Pada sesi satu hari pertama, akan membedah bagaimana pelaksanaan Program Pembaruan Agraria Nasional (PPAN) 2006-2014, skema kemitraan pelaksanaan reforma agraria dan urgensi reforma agraria di kawasan transmigrasi.
Sesi kedua, mengkaji pelaksanaan reforma agraria di pedesaan dan wilayah adat. Sedangkan sesi ketiga, akan mengkaji pelaksanaan reforma agraria di kawasan pertambangan, pesisir dan pulau-pulau kecil.
Sementara di hari kedua, seminar akan membedah pelaksanaan reforma agraria di kawasan perkotaan, perkebunan dan ekosistem gambut.
Adi menjelaskan, seminar tersebut bertujuan untuk mengevaluasi perjalanan kebijakan reforma agraria dan merumuskan jawaban atas tantangan pelaksanaan reforma agraria ke depannya. Hal penting lain yakni menghasilkan rumusan tentang mekanisme pelaksanaan reforma agraria di luar kawasan hutan, seperti di sektor perkotaan, perkebunan, gambut dan kawasan transmigrasi.
“Isu reforma agraria di luar kawasan hutan belum banyak dikaji, terutama di kawasan transmigrasi,” kata penggiat Sajogyo Institute ini, Minggu 22 Oktober 2017.
Selama ini, kata Adi, perhatian pelaksanaan reforma agraria lebih banyak tercurahkan pada kawasan perdesaan dan kehutanan. Padahal reforma agraria seharusnya menyangkut keseluruhan ruang hidup. Apalagi, di kawasan-kawasan tersebut konflik agraria sering kali terjadi. Sehingga pelaksanaan reforma agraria yang diprogramkan pemerintah semestinya juga menyasar kawasan luar hutan.
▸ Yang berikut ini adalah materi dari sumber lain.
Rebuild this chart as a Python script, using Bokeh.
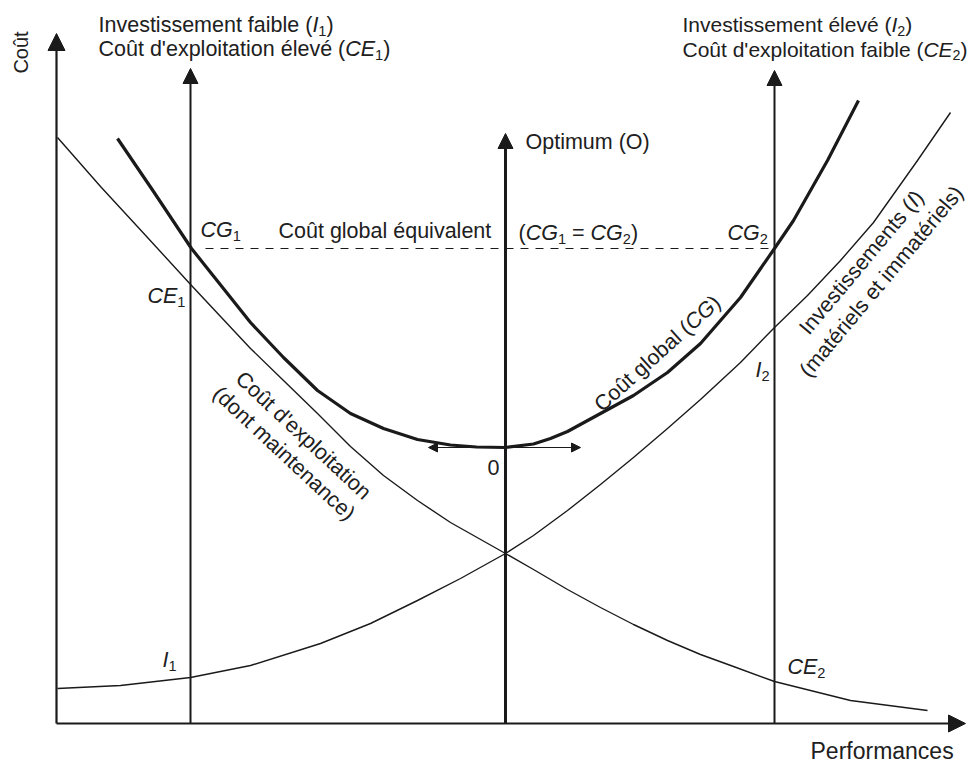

Seperti diketahui, beberapa tahun terakhir ini telah lahir beberapa tonggak penting politik agraria nasional. Pertama putusan Mahkamah Konsitusi No.35/PUU-X/2012 yang menganulir hutan adat sebagai hutan negara dan mengembalikannya sebagai hutan hak. Kemudian terbit UU No.6/2014 tentang Desa yang menyatakan kesatuan MHA dapat ditetapkan sebagai desa adat dengan hak asal-usul, kekuasaan dan otoritas tersendiri.
Presiden Jokowi menargetkan Tanah Obyek Reforma Agraria (TORA) seluas 9 juta hektar dengan skema 4.5 juta hektar sebagai redistribusi tanah, dan sisanya sebagai legalisasi aset. Selain itu juga terdapat skema Perhutanan Sosial seluas 12.7 juta ha.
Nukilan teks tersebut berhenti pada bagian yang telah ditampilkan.